Quote all lines below exactly. Images stay out.

─── DATASET EXTRACT

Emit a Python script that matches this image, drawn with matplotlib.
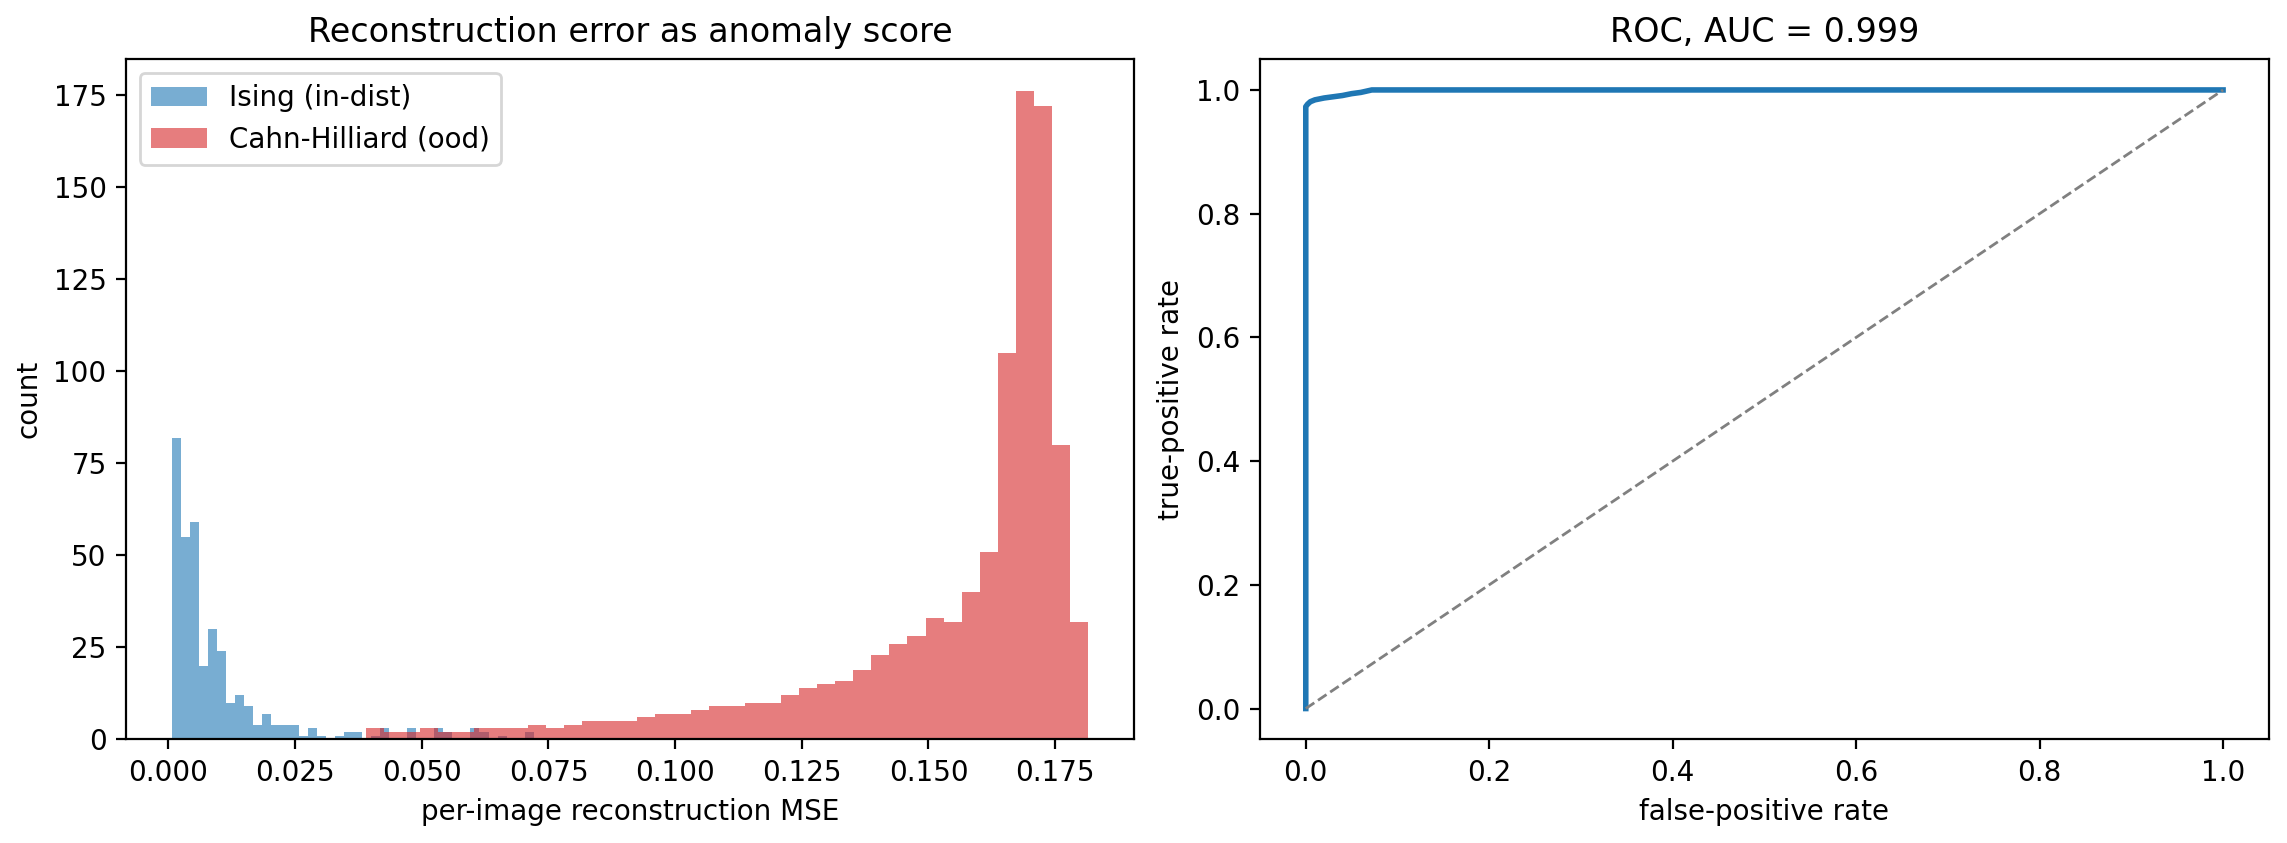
import numpy as np
import matplotlib
matplotlib.use("Agg")
import matplotlib.pyplot as plt

# ---- data ----
ising_lo, ising_hi = 0.00066, 0.0721
ising_counts = [82, 55, 59, 20, 30, 24, 10, 12, 9, 4,
                7, 4, 4, 4, 1, 3, 1, 0, 1, 2,
                2, 0, 1, 3, 0, 0, 3, 0, 0, 3,
                2, 0, 0, 3, 2, 0, 1, 0, 0, 2]
ch_lo, ch_hi = 0.0389, 0.1815
ch_counts = [3, 2, 2, 3, 2, 2, 3, 3, 3, 4,
             3, 4, 5, 5, 5, 6, 7, 7, 8, 9,
             9, 10, 10, 12, 14, 15, 16, 19, 23, 26,
             28, 33, 32, 40, 51, 105, 176, 172, 80, 32]

roc_fpr = [0.0, 0.0, 0.002, 0.005, 0.010, 0.020, 0.030, 0.040, 0.050, 0.060, 0.072, 1.0]
roc_tpr = [0.0, 0.973, 0.977, 0.981, 0.984, 0.987, 0.989, 0.991, 0.994, 0.996, 1.0, 1.0]
auc = 0.999

ising_edges = np.linspace(ising_lo, ising_hi, len(ising_counts) + 1)
ch_edges = np.linspace(ch_lo, ch_hi, len(ch_counts) + 1)
ising_centers = 0.5 * (ising_edges[:-1] + ising_edges[1:])
ch_centers = 0.5 * (ch_edges[:-1] + ch_edges[1:])

fig = plt.figure(figsize=(11.435, 4.215), dpi=200)
ax1 = fig.add_axes([0.0551, 0.1228, 0.4407, 0.8072])
ax2 = fig.add_axes([0.5509, 0.1228, 0.4412, 0.8072])

ax1.hist(ising_centers, bins=ising_edges, weights=ising_counts, alpha=0.6,
         color='tab:blue', label='Ising (in-dist)')
ax1.hist(ch_centers, bins=ch_edges, weights=ch_counts, alpha=0.6,
         color='tab:red', label='Cahn-Hilliard (ood)')
ax1.set_xlabel('per-image reconstruction MSE')
ax1.set_ylabel('count')
ax1.set_title('Reconstruction error as anomaly score')
ax1.legend(loc='upper left')

ax2.plot(roc_fpr, roc_tpr, color='tab:blue', lw=2)
ax2.plot([0, 1], [0, 1], '--', color='gray', lw=1)
ax2.set_xlabel('false-positive rate')
ax2.set_ylabel('true-positive rate')
ax2.set_title(f'ROC, AUC = {auc:.3f}')

fig.savefig('out.png', dpi=200)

──────

_OUTPUT:_
Emit a Python script that matches this image, drawn with matplotlib.
import numpy as np
import matplotlib
matplotlib.use("Agg")
import matplotlib.pyplot as plt

# ---- data ----
ising_lo, ising_hi = 0.00066, 0.0721
ising_counts = [82, 55, 59, 20, 30, 24, 10, 12, 9, 4,
                7, 4, 4, 4, 1, 3, 1, 0, 1, 2,
                2, 0, 1, 3, 0, 0, 3, 0, 0, 3,
                2, 0, 0, 3, 2, 0, 1, 0, 0, 2]
ch_lo, ch_hi = 0.0389, 0.1815
ch_counts = [3, 2, 2, 3, 2, 2, 3, 3, 3, 4,
             3, 4, 5, 5, 5, 6, 7, 7, 8, 9,
             9, 10, 10, 12, 14, 15, 16, 19, 23, 26,
             28, 33, 32, 40, 51, 105, 176, 172, 80, 32]

roc_fpr = [0.0, 0.0, 0.002, 0.005, 0.010, 0.020, 0.030, 0.040, 0.050, 0.060, 0.072, 1.0]
roc_tpr = [0.0, 0.973, 0.977, 0.981, 0.984, 0.987, 0.989, 0.991, 0.994, 0.996, 1.0, 1.0]
auc = 0.999

ising_edges = np.linspace(ising_lo, ising_hi, len(ising_counts) + 1)
ch_edges = np.linspace(ch_lo, ch_hi, len(ch_counts) + 1)
ising_centers = 0.5 * (ising_edges[:-1] + ising_edges[1:])
ch_centers = 0.5 * (ch_edges[:-1] + ch_edges[1:])

fig = plt.figure(figsize=(11.435, 4.215), dpi=200)
ax1 = fig.add_axes([0.0551, 0.1228, 0.4407, 0.8072])
ax2 = fig.add_axes([0.5509, 0.1228, 0.4412, 0.8072])

ax1.hist(ising_centers, bins=ising_edges, weights=ising_counts, alpha=0.6,
         color='tab:blue', label='Ising (in-dist)')
ax1.hist(ch_centers, bins=ch_edges, weights=ch_counts, alpha=0.6,
         color='tab:red', label='Cahn-Hilliard (ood)')
ax1.set_xlabel('per-image reconstruction MSE')
ax1.set_ylabel('count')
ax1.set_title('Reconstruction error as anomaly score')
ax1.legend(loc='upper left')

ax2.plot(roc_fpr, roc_tpr, color='tab:blue', lw=2)
ax2.plot([0, 1], [0, 1], '--', color='gray', lw=1)
ax2.set_xlabel('false-positive rate')
ax2.set_ylabel('true-positive rate')
ax2.set_title(f'ROC, AUC = {auc:.3f}')

fig.savefig('out.png', dpi=200)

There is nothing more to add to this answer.